Shot in 2012, set for release two years ago and only now limping on to the big screen, this tiresome adaptation of British fantasy writer Joseph Delaney’s novel ‘The Spook’s Apprentice’ is just the latest in a long line of CG-swamped blockbusters aimed squarely at the ‘Rings’/‘Thrones’/ ‘Potter’ crowd. Probably not the worst of its kind – last year’s ‘Dracula Untold’ still holds that dubious honour – ‘Seventh Son’ offers the traditional mishmash of dragons, witches, swords, shapeshifters, magic stones, silly names, hunky heroes and Oscar-winning actors overacting in boiled leather.
In the latter category we find Jeff Bridges – sporting the facial hair of Colonel Sanders and the facial mannerisms of Albert Steptoe – as Master Gregory, a witchfinder, alcoholic and all-round misery guts. He’s on the trail of Mother Malkin (Julianne Moore, looking like a refugee from a Meatloaf video), a powerful sorceress bent on destruction. But he needs an assistant on the road: enter chiselled farmhand Thomas Ward (Ben Barnes), the seventh son of a seventh son, and Gregory’s new whipping boy.

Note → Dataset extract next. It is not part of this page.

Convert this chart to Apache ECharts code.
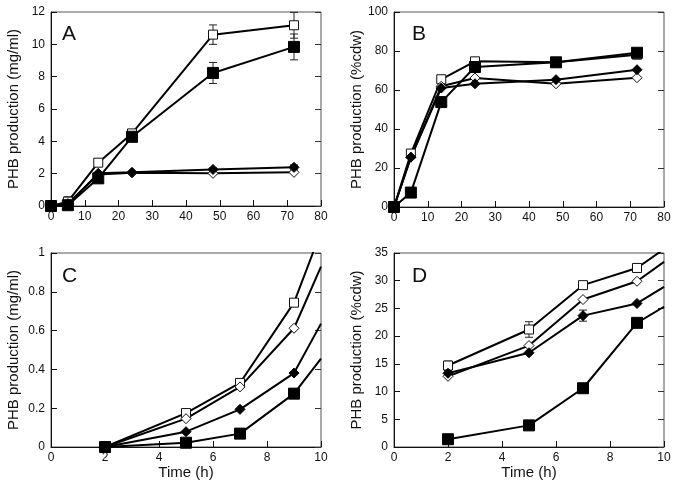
<!DOCTYPE html>
<html style="height: 100%">
   <head>
       <meta charset="utf-8">
   </head>
   <body style="height: 100%; margin: 0; background: #fff">
       <div id="container" style="height: 487px; width: 679px"></div>
       <script type="text/javascript" src="https://cdn.jsdelivr.net/npm/echarts/dist/echarts.min.js"></script>
       <script type="text/javascript">
// time points (h)
var timeAB = [0, 5, 14, 24, 48, 72];
var timeCD = [2, 5, 7, 9];

// panel A, PHB (mg/ml)
var openSqA = [0, 0.27, 2.68, 4.49, 10.6, 11.18];
var filledSqA = [0, 0.05, 1.71, 4.28, 8.23, 9.84];
var filledDiaA = [0, 0.1, 2.02, 2.08, 2.26, 2.39];
var openDiaA = [0, 0.15, 1.95, 2.05, 2.02, 2.08];
var openSqErrA = [0, 0.3, 0.15, 0.15, 0.6, 0.8];
var filledSqErrA = [0, 0, 0, 0, 0.65, 0.8];
var filledDiaErrA = [0, 0, 0, 0, 0.1, 0.15];

// panel B, PHB (%cdw)
var openSqB = [0, 27.4, 65.5, 74.7, 74.2, 78.1];
var filledSqB = [0, 7.4, 53.8, 71.8, 74.2, 79.1];
var filledDiaB = [0, 25.5, 61, 63.2, 65.3, 70.4];
var openDiaB = [0, 25.6, 61.9, 66.2, 63.2, 66.3];

// panel C, PHB (mg/ml), last value = where the line leaves the frame at 10 h
var openSqC = [0, 0.175, 0.33, 0.744];
var openDiaC = [0, 0.146, 0.31, 0.612];
var filledDiaC = [0, 0.079, 0.194, 0.381];
var filledSqC = [0, 0.022, 0.069, 0.275];
var edgeC = [1.11, 0.93, 0.636, 0.455];

// panel D, PHB (%cdw)
var openSqD = [14.7, 21.2, 29.2, 32.3];
var openDiaD = [12.75, 18.3, 26.6, 29.9];
var filledDiaD = [13.3, 17.0, 23.7, 25.9];
var filledSqD = [1.4, 3.9, 10.6, 22.4];
var edgeD = [35.7, 33.4, 28.9, 25.3];
var openSqErrD = [0.8, 1.4, 0.6, 0.6];
var filledDiaErrD = [0.5, 0, 1.0, 0];

var edgeX = 10;
var font = 'Liberation Sans, Arial, sans-serif';

var dom = document.getElementById("container");
var myChart = echarts.init(dom);

var grids = [
    {left: 51, top: 12, width: 270, height: 194},
    {left: 394, top: 12, width: 270, height: 195},
    {left: 51, top: 253, width: 270, height: 194},
    {left: 394, top: 253, width: 270, height: 194}
];
grids.forEach(function (g) {
    g.show = true;
    g.borderColor = '#555';
    g.borderWidth = 1;
});

function xAx(i, max, interval, name) {
    return {
        gridIndex: i, type: 'value', min: 0, max: max, interval: interval,
        name: name || '', nameLocation: 'middle', nameGap: 17,
        nameTextStyle: {fontSize: 15, color: '#111', fontFamily: font},
        axisLine: {lineStyle: {color: '#111', width: 1}},
        axisTick: {inside: true, length: 6, lineStyle: {color: '#111'}},
        axisLabel: {fontSize: 12, color: '#111', fontFamily: font, margin: 5},
        splitLine: {show: false}
    };
}
function yAx(i, max, interval, name) {
    return {
        gridIndex: i, type: 'value', min: 0, max: max, interval: interval,
        name: name, nameLocation: 'middle', nameGap: 30,
        nameTextStyle: {fontSize: 15, color: '#111', fontFamily: font},
        axisLine: {show: true, lineStyle: {color: '#111', width: 1}},
        axisTick: {show: true, inside: true, length: 6, lineStyle: {color: '#111'}},
        axisLabel: {fontSize: 12, color: '#111', fontFamily: font, margin: 6},
        splitLine: {show: false}
    };
}
function yRight(i, max, interval) {
    return {
        gridIndex: i, type: 'value', position: 'right', min: 0, max: max, interval: interval,
        axisLine: {show: false},
        axisTick: {show: true, inside: true, length: 6, lineStyle: {color: '#333'}},
        axisLabel: {show: false},
        splitLine: {show: false}
    };
}

var styles = {
    openSq: {symbol: 'rect', symbolSize: 9, itemStyle: {color: '#fff', borderColor: '#111', borderWidth: 1}},
    openDia: {symbol: 'diamond', symbolSize: 10, itemStyle: {color: '#fff', borderColor: '#111', borderWidth: 1}},
    filledDia: {symbol: 'diamond', symbolSize: 10, itemStyle: {color: '#000', borderColor: '#000', borderWidth: 1}},
    filledSq: {symbol: 'rect', symbolSize: 11, itemStyle: {color: '#000', borderColor: '#000', borderWidth: 1}}
};

function lineSeries(i, kind, xs, ys, edge) {
    var data = xs.map(function (x, k) { return [x, ys[k]]; });
    if (edge !== undefined) {
        data.push({value: [edgeX, edge], symbol: 'none'});
    }
    var s = styles[kind];
    return {
        type: 'line', xAxisIndex: i, yAxisIndex: i * 2,
        data: data, symbol: s.symbol, symbolSize: s.symbolSize,
        showSymbol: true, itemStyle: s.itemStyle,
        lineStyle: {color: '#000', width: 2},
        clip: true, animation: false, z: 3
    };
}

function errSeries(i, xs, ys, errs) {
    var data = [];
    xs.forEach(function (x, k) {
        if (errs[k] > 0) data.push([x, ys[k], errs[k]]);
    });
    return {
        type: 'custom', xAxisIndex: i, yAxisIndex: i * 2, data: data, z: 2,
        animation: false,
        renderItem: function (params, api) {
            var x = api.value(0), y = api.value(1), e = api.value(2);
            var hi = api.coord([x, y + e]);
            var lo = api.coord([x, y - e]);
            var w = 4;
            var st = {stroke: '#222', lineWidth: 1};
            return {
                type: 'group',
                children: [
                    {type: 'line', shape: {x1: hi[0], y1: hi[1], x2: lo[0], y2: lo[1]}, style: st},
                    {type: 'line', shape: {x1: hi[0] - w, y1: hi[1], x2: hi[0] + w, y2: hi[1]}, style: st},
                    {type: 'line', shape: {x1: lo[0] - w, y1: lo[1], x2: lo[0] + w, y2: lo[1]}, style: st}
                ]
            };
        }
    };
}

function letter(text, x, y) {
    return {type: 'text', left: x, top: y, z: 10,
        style: {text: text, fontSize: 21, fontFamily: font, fill: '#111'}};
}

option = {
    backgroundColor: '#fff',
    grid: grids,
    xAxis: [
        xAx(0, 80, 10), xAx(1, 80, 10),
        xAx(2, 10, 2, 'Time (h)'), xAx(3, 10, 2, 'Time (h)')
    ],
    yAxis: [
        yAx(0, 12, 2, 'PHB production (mg/ml)'), yRight(0, 12, 2),
        yAx(1, 100, 20, 'PHB production (%cdw)'), yRight(1, 100, 20),
        yAx(2, 1, 0.2, 'PHB production (mg/ml)'), yRight(2, 1, 0.2),
        yAx(3, 35, 5, 'PHB production (%cdw)'), yRight(3, 35, 5)
    ],
    graphic: [
        letter('A', 62, 24), letter('B', 412, 24),
        letter('C', 62, 266), letter('D', 412, 266)
    ],
    series: [
        errSeries(0, timeAB, openSqA, openSqErrA),
        errSeries(0, timeAB, filledSqA, filledSqErrA),
        errSeries(0, timeAB, filledDiaA, filledDiaErrA),
        lineSeries(0, 'openSq', timeAB, openSqA),
        lineSeries(0, 'openDia', timeAB, openDiaA),
        lineSeries(0, 'filledDia', timeAB, filledDiaA),
        lineSeries(0, 'filledSq', timeAB, filledSqA),

        lineSeries(1, 'openSq', timeAB, openSqB),
        lineSeries(1, 'openDia', timeAB, openDiaB),
        lineSeries(1, 'filledDia', timeAB, filledDiaB),
        lineSeries(1, 'filledSq', timeAB, filledSqB),

        lineSeries(2, 'openSq', timeCD, openSqC, edgeC[0]),
        lineSeries(2, 'openDia', timeCD, openDiaC, edgeC[1]),
        lineSeries(2, 'filledDia', timeCD, filledDiaC, edgeC[2]),
        lineSeries(2, 'filledSq', timeCD, filledSqC, edgeC[3]),

        errSeries(3, timeCD, openSqD, openSqErrD),
        errSeries(3, timeCD, filledDiaD, filledDiaErrD),
        lineSeries(3, 'openSq', timeCD, openSqD, edgeD[0]),
        lineSeries(3, 'openDia', timeCD, openDiaD, edgeD[1]),
        lineSeries(3, 'filledDia', timeCD, filledDiaD, edgeD[2]),
        lineSeries(3, 'filledSq', timeCD, filledSqD, edgeD[3])
    ]
};

if (option && typeof option === "object") {
    myChart.setOption(option, true);
}
       </script>
   </body>
</html>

‘Seventh Son’ isn’t just predictably plotted, messily edited and unrelentingly dull, it’s also steeped in casual racism – the only black characters here are sneeringly villainous. As for misogyny, it’s crammed with evil women who spend their time killing the innocent and admiring each others’ shoes (seriously). Hardcore fantasy fetishists might enjoy the epic landscapes and old-school questing, while Bridges completists will doubtless get a kick out of his worst and weirdest screen performance to date. Everyone else is advised to steer well clear.